Ora cosa accade, dopo questo no? La strada è molto stretta, e non illudiamoci che il budget cambi in modo significativo.
Il parlamento pone quattro condizioni per la approvazione futura del bilancio, e manda le sue richieste per la discussione in seno al Consiglio europeo.
Le condizioni sono: 1) flessibilità nella gestione delle poste di bilancio da un anno all’altro e tra posta e posta; 2) la possibilità di revisione nel corso dell’esercizio; 3) maggioranza qualificata del Consiglio europeo e non l’unanimità nella fase di revisione; 4) maggiori risorse proprie per la gestione del bilancio che devono sommarsi a quelle messe a disposizione da parte degli stati membri.

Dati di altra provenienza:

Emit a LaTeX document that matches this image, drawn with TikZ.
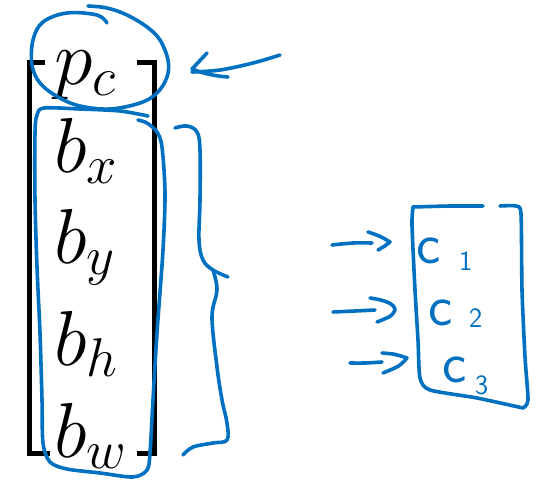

La prima condizione conferirebbe alla Commissione europea maggiore flessibilità nella gestione del bilancio per adattare impegni e pagamenti in relazione alla situazione congiunturale dell’economia europea e alle priorità politiche ritenute rilevanti per la “crescita economica”, piuttosto che per la “redistribuzione tra paesi”. La seconda condizione assicurerebbe una revisione del budget pluriennale a metà esercizio al fine di adattarlo alla evoluzione di medio periodo dell’economia europea. Questa condizione è strettamente associata alla terza condizione, con la quale si prevede il superamento del veto da parte di alcuni paesi introducendo la procedura di revisione mediante maggioranza qualificata dei Paesi, riducendo così il potere dei paesi “euroscettici” che hanno lavorato con forza per indebolire il ruolo propositivo della Commissione europea nella definizione del budget. Infine, la quarta condizione intende accrescere le risorse a disposizione della Commissione prevedendo che una maggiori risorse possano provenire in via diretta mediante, ad esempio, la tassazione sulle transazioni finanziarie oppure la tassazione sulle emissioni inquinanti che sono responsabili dell’effetto serra.

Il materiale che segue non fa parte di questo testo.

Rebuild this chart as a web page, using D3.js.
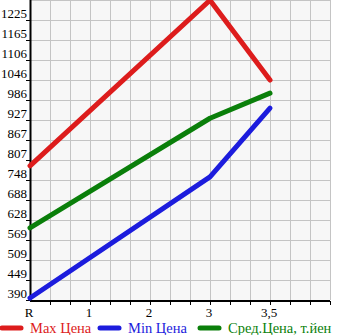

Infine, un ulteriore aspetto critico su cui il parlamento è intervenuto è quello del gap tra impegni e pagamenti in quanto si segnala come questa pratica del deficit programmato rischi di porre in discussione la sostenibilità dei programmi di spesa che non hanno copertura totale, e che al contempo rendono inaccettabile la pratica di spostare a futuri esercizi l’onorabilità del debito contrattato. Si tratta quindi di una bocciatura del deficit strutturale che rischierebbe di portare a rivedere al ribasso gli impegni successivi.

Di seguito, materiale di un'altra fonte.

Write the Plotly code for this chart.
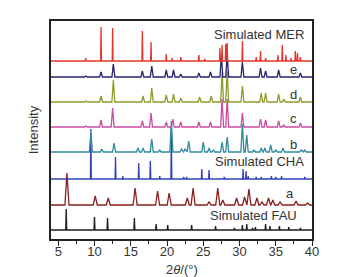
import plotly.graph_objects as go

# Series names (bottom to top) and vertical offsets (baselines)
names = ["Simulated FAU", "a", "Simulated CHA", "b", "c", "d", "e", "Simulated MER"]
offsets = [9, 34, 60, 87, 112, 137, 162, 178]
colors = ["#1e1e1e", "#8a1f1f", "#3341b5", "#2f8a9b", "#cc4aa3", "#8f9a2e", "#25246f", "#e8332b"]
half_widths = [0.07, 0.28, 0.06, 0.21, 0.2, 0.2, 0.2, 0.06]

# Peak positions (2theta) and heights
fau_pos = [6.1, 10.0, 11.8, 15.5, 18.5, 20.1, 23.4, 26.7, 29.3, 30.4, 31.0, 31.8, 32.2, 33.6, 34.2, 35.5, 36.8, 38.4]
fau_h = [21, 13, 12, 12, 6, 5, 5, 4, 2, 5, 6, 2, 3, 6, 4, 4, 3, 2]

a_pos = [6.2, 10.1, 11.9, 15.6, 18.7, 20.3, 22.8, 23.6, 25.8, 27.0, 27.7, 29.6, 30.7, 31.3, 32.4, 33.1, 34.0, 34.6, 35.6, 37.8, 39.4]
a_h = [32, 9, 7, 17, 14, 12, 7, 17, 3, 17, 5, 7, 8, 16, 7, 3, 7, 5, 3, 4, 2]

cha_pos = [9.5, 12.9, 13.9, 16.1, 17.7, 19.0, 20.6, 22.3, 22.7, 24.8, 25.8, 27.9, 30.5, 30.9, 31.2, 32.3, 33.0, 34.4, 35.0, 35.8, 39.0]
cha_h = [50, 22, 3, 16, 18, 3, 50, 2, 2, 10, 9, 2, 10, 8, 3, 2, 2, 3, 2, 3, 2]

b_pos = [9.5, 11.0, 12.7, 16.0, 16.7, 17.9, 19.0, 20.6, 22.0, 22.5, 23.0, 25.0, 25.8, 26.4, 27.6, 28.3, 30.4, 31.0, 32.0, 33.0, 33.5, 34.3, 35.0, 36.0, 38.5, 39.0]
b_h = [19, 3, 9, 4, 4, 13, 2, 31, 3, 3, 11, 10, 4, 2, 10, 15, 28, 17, 2, 4, 4, 7, 2, 4, 2, 2]

c_pos = [8.8, 10.9, 12.5, 16.6, 17.8, 19.9, 20.8, 21.9, 24.4, 26.0, 27.6, 28.3, 30.4, 32.9, 33.6, 35.4, 36.1, 38.4]
c_h = [1, 7, 19, 6, 14, 5, 8, 5, 5, 5, 28, 28, 14, 8, 7, 6, 2, 4]

d_pos = [8.8, 10.9, 12.6, 16.7, 17.9, 19.9, 20.9, 21.9, 24.5, 26.1, 27.6, 28.3, 30.4, 33.0, 33.6, 35.4, 36.1, 38.4]
d_h = [1, 6, 22, 6, 14, 7, 8, 4, 5, 6, 30, 31, 16, 9, 9, 8, 3, 5]

e_pos = [8.8, 10.9, 12.6, 16.6, 17.9, 19.9, 20.9, 21.9, 24.4, 26.0, 27.5, 28.3, 30.4, 32.9, 33.6, 35.4, 38.4]
e_h = [1, 5, 13, 6, 11, 7, 7, 3, 4, 5, 22, 22, 15, 9, 6, 7, 4]

mer_pos = [8.8, 10.9, 12.5, 16.6, 17.8, 19.9, 20.7, 21.9, 24.4, 25.2, 27.3, 27.6, 28.1, 28.3, 30.4, 32.3, 32.9, 33.6, 35.3, 35.9, 36.4, 37.1, 37.7, 38.0, 38.4]
mer_h = [3, 34, 33, 30, 19, 7, 3, 4, 6, 2, 13, 16, 17, 18, 20, 4, 10, 3, 6, 16, 6, 3, 10, 8, 4]

peaks = [(fau_pos, fau_h), (a_pos, a_h), (cha_pos, cha_h), (b_pos, b_h),
         (c_pos, c_h), (d_pos, d_h), (e_pos, e_h), (mer_pos, mer_h)]

x_start, x_end = 4.0, 40.0
y_top = 218

fig = go.Figure()
for (pos, hts), off, col, w in zip(peaks, offsets, colors, half_widths):
    xs, ys = [x_start], [off]
    for p, h in zip(pos, hts):
        xs += [p - w, p, p + w]
        ys += [off, off + h, off]
    xs.append(x_end)
    ys.append(off)
    fig.add_trace(go.Scatter(x=xs, y=ys, mode="lines",
                             line=dict(color=col, width=1.3),
                             showlegend=False, hoverinfo="skip"))

# labels: (text, x, y, anchor)
label_text = ["Simulated MER", "e", "d", "c", "b", "Simulated CHA", "a", "Simulated FAU"]
label_x = [39.2, 37.4, 37.4, 37.4, 37.4, 39.2, 37.0, 38.2]
label_y = [205, 170, 145, 121, 95, 78, 46, 24]
label_anchor = ["right", "center", "center", "center", "center", "right", "center", "right"]
for t, lx, ly, an in zip(label_text, label_x, label_y, label_anchor):
    fig.add_annotation(x=lx, y=ly, text=t, showarrow=False, xanchor=an, yanchor="middle",
                       font=dict(size=13, color="#333333", family="Liberation Sans, Arial"))

# x-axis title placed close under the tick labels
fig.add_annotation(x=0.5, xref="paper", y=-0.14, yref="paper", text="2<i>θ</i>/(°)",
                   showarrow=False, xanchor="center", yanchor="middle",
                   font=dict(size=13, color="#333333", family="Liberation Sans, Arial"))

# y-axis title placed further left, as in the reference
fig.add_annotation(x=-0.068, xref="paper", y=0.5, yref="paper", text="Intensity",
                   showarrow=False, textangle=-90, xanchor="center", yanchor="middle",
                   font=dict(size=13, color="#333333", family="Liberation Sans, Arial"))

fig.update_layout(
    width=337, height=277,
    margin=dict(l=43, r=33, t=13, b=46),
    paper_bgcolor="white", plot_bgcolor="white",
    font=dict(family="Liberation Sans, Arial", size=13, color="#333333"),
    xaxis=dict(range=[x_start, x_end], tickvals=[5, 10, 15, 20, 25, 30, 35, 40],
               ticks="outside", ticklen=5, tickwidth=1.2, tickcolor="#222",
               ticklabelstandoff=-5,
               minor=dict(tickvals=[7.5, 12.5, 17.5, 22.5, 27.5, 32.5, 37.5], ticks="outside", ticklen=3, tickcolor="#222"),
               showline=True, linecolor="#222", linewidth=1.5, mirror=True,
               showgrid=False, zeroline=False,
               tickfont=dict(size=13)),
    yaxis=dict(range=[0, y_top], showticklabels=False, ticks="",
               showline=True, linecolor="#222", linewidth=1.5, mirror=True,
               showgrid=False, zeroline=False),
)

fig.write_html("out.html")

Ora si apre una negoziazione tra Consiglio europeo, costituito dai presidenti e dai capi di governo dei paesi membri, da un lato, e parlamento europeo e Commissione europea, dall’altro. Non illudiamoci che il Consiglio riveda in modo significativo il bilancio pluriennale, almeno nei suoi valori assoluti, ma certo è che il parlamento europeo, unica istituzione europea eletta direttamente dai cittadini, ha mandato ai governi un segnale importante.